(178b) Differential Diagnosis of Primary Hyperparathyroidism and Extent of Progression Through Short-Term Calcium Loading

In the human body, total plasma calcium is maintained within a specific range (8.5-10.3 mg/dl) [1] via a regulatory system that employs parathyroid hormone (PTH) and calcitriol (CTL) to moderate Ca flux between the plasma and each of the organs: kidneys, intestines and bones. Disorders in the regulatory organs cause increased hormonal activity which subsequently leads to chronic imbalances in plasma Ca levels. For example, enlarged parathyroid glands (PTG) associated with primary hyperparathyroidism (PHPT) cause over secretion of PTH which leads to high plasma Ca levels (hypercalcemia)[2].    

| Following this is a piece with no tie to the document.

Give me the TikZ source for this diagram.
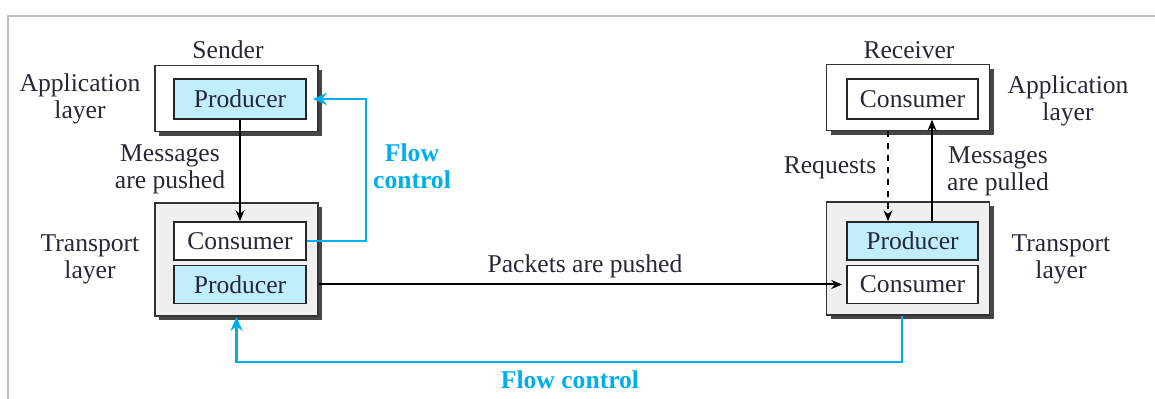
\documentclass[tikz,border=0pt]{standalone}
\usepackage{fontspec}
\setmainfont{Liberation Serif}
\usetikzlibrary{arrows.meta, positioning, shadows}
\definecolor{FlowBlue}{RGB}{0, 174, 239}
\definecolor{ProdCyan}{RGB}{192, 238, 252}
\definecolor{LayerGrey}{RGB}{240, 240, 243}
\definecolor{InkDark}{RGB}{38, 40, 58}
\definecolor{FrameGrey}{RGB}{190, 190, 190}
\begin{document}
\begin{tikzpicture}[x=0.5pt, y=-0.5pt, font=\rmfamily\fontsize{12.8}{13.5}\selectfont, text=InkDark,
  outer/.style={draw=black!80, line width=0.9pt, minimum width=81.5pt, general shadow={fill=black!72, shadow xshift=2.2pt, shadow yshift=-2.2pt}},
  appbox/.style={outer, fill=white, minimum height=33pt}, tpbox/.style={outer, fill=LayerGrey, minimum height=56.5pt},
  inner/.style={draw=black!85, line width=0.8pt, minimum width=66pt, minimum height=19pt, inner sep=0pt}, prod/.style={inner, fill=ProdCyan}, cons/.style={inner, fill=white},
  lbl/.style={align=center, inner sep=1pt}, flbl/.style={lbl, text=FlowBlue, font=\rmfamily\fontsize{12.8}{13.5}\selectfont\bfseries},
  ar/.style={-{Stealth[length=5.5pt, width=4.5pt]}, line width=0.6pt}, fc/.style={-{Stealth[length=7pt, width=6pt]}, FlowBlue, line width=1.2pt}]
\useasboundingbox (0,0) rectangle (1155,399);
\draw[FrameGrey, line width=0.6pt] (8,399) -- (8,16) -- (1155,16);
\node[appbox] (sapp) at (236.5,98.5) {};
\node[prod, minimum height=20pt] (sprod) at (240,99) {Producer};
\node[tpbox] (stp) at (236.5,259.5) {};
\node[cons] (scons) at (240,241) {Consumer};
\node[prod] (stprod) at (240,284.5) {Producer};
\node[appbox] (rapp) at (908,97.5) {};
\node[cons, minimum height=20pt, minimum width=65.5pt] (rcons) at (912.5,99) {Consumer};
\node[tpbox] (rtp) at (908,258.5) {};
\node[prod, minimum width=65.5pt] (rprod) at (912.5,241) {Producer};
\node[cons, minimum width=65.5pt] (rtcons) at (912.5,284.5) {Consumer};
\node[lbl] (sender) at (228,50) {Sender};
\node[lbl] (receiver) at (909,50) {Receiver};
\node[lbl] (sappl) at (80,99) {Application\\layer};
\node[lbl] (stpl) at (90,259) {Transport\\layer};
\node[lbl] (rappl) at (1068,101) {Application\\layer};
\node[lbl] (rtpl) at (1061,259) {Transport\\layer};
\node[lbl] (push) at (170,169) {Messages\\are pushed};
\node[lbl] (pull) at (998,171) {Messages\\are pulled};
\node[lbl] (req) at (830,168) {Requests};
\node[lbl] (pkts) at (585,266) {Packets are pushed};
\node[flbl] (fc1) at (412,166) {Flow\\control};
\node[flbl] (fc2) at (570,380) {Flow control};
\draw[ar] (sprod) -- (scons);
\draw[fc] (scons.east) -- ++(59,0) |- ([xshift=3pt]sprod.east);
\draw[ar, line width=1pt] (stp.east |- stprod) -- ([xshift=-2pt]rtcons.west);
\draw[fc] ([xshift=-3pt]rtp.south) -- ++(0,46) -| (stp.south);
\draw[ar, dashed] ([xshift=-10pt]rapp.south) -- ([xshift=-10pt]rapp.south |- rprod.north);
\draw[ar] ([xshift=9.75pt]rprod.north) -- ([xshift=9.75pt]rprod.north |- rcons.south);
\end{tikzpicture}
\end{document}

A common feature in the major pathologies associated with hypercalcemia is the excess secretion of PTH and/or PTH-related protein, leading to increased plasma Ca. The three most common pathologies, accounting for 90% of hypercalcemic cases are Familial Benign Hypercalcemia (FBH), Humoral Hypercalcemia of Malignancy (HHM) and PHPT. FBH is a missense mutation of the calcium-sensing receptor, located on the surface of the parathyroid cells, causing increased PTH secretion. HHM is caused by cancerous tumors producing PTH-related protein (PTHrP). PHPT is often confused with FBH and/or HHM during the early stages of progression because the three pathologies have an identical effect on Ca-related biochemistries. A series of biochemical tests and family history checks are usually necessary to differentiate among these diseases [2].

Previously, we used an engineering control system framework to represent physiological plasma Ca regulation [3]. This framework describes the dynamics of PTH from the PTG, calcitriol from the kidneys, bone cells (osteoblasts and osteoclasts) and plasma calcium. These are mapped onto the controller, the actuators and the process. Following validation of the overall model with published clinical data we successfully simulated Ca-related pathologies through induced defects in the control system components (sensor, controller and/or actuator).

In this presentation, we provide a systematic approach for differentiating among FBH, HHM and PHPT based on the unique hormone/ion responses to short-term Ca disturbance in each pathology model. Additionally, based on the changes in intrinsic parameters associated with PTG behavior, we show that the extent of PHPT progression can be reasonably predicted and the enlarged gland size estimated a priori.

We hypothesize that the proposed disease diagnosis strategy would be useful for (a) early detection of PHPT in at-risk or asymptomatic patients and, (b) differential diagnosis of FBH, HHM and PHPT where the pathologies have identical presentations and are difficult to distinguish using existing clinical methods.

1. Kovacs, W.J. and S.R. Ojeda, Textbook of Endocrine Physiology. 6th ed2012, Oxford: Oxford University Press. xii, 462 p.

2. Fraser, W.D., Hyperparathyroidism. Lancet, 2009. 374(9684): p. 145-58.

3. Christie, C.R., L.E.K. Achenie, and B.A. Ogunnaike, A Control Engineering Perspective to Modeling Calcium Regulation and Related Pathologies, in Annual Meeting  October 28-    November 2,2012.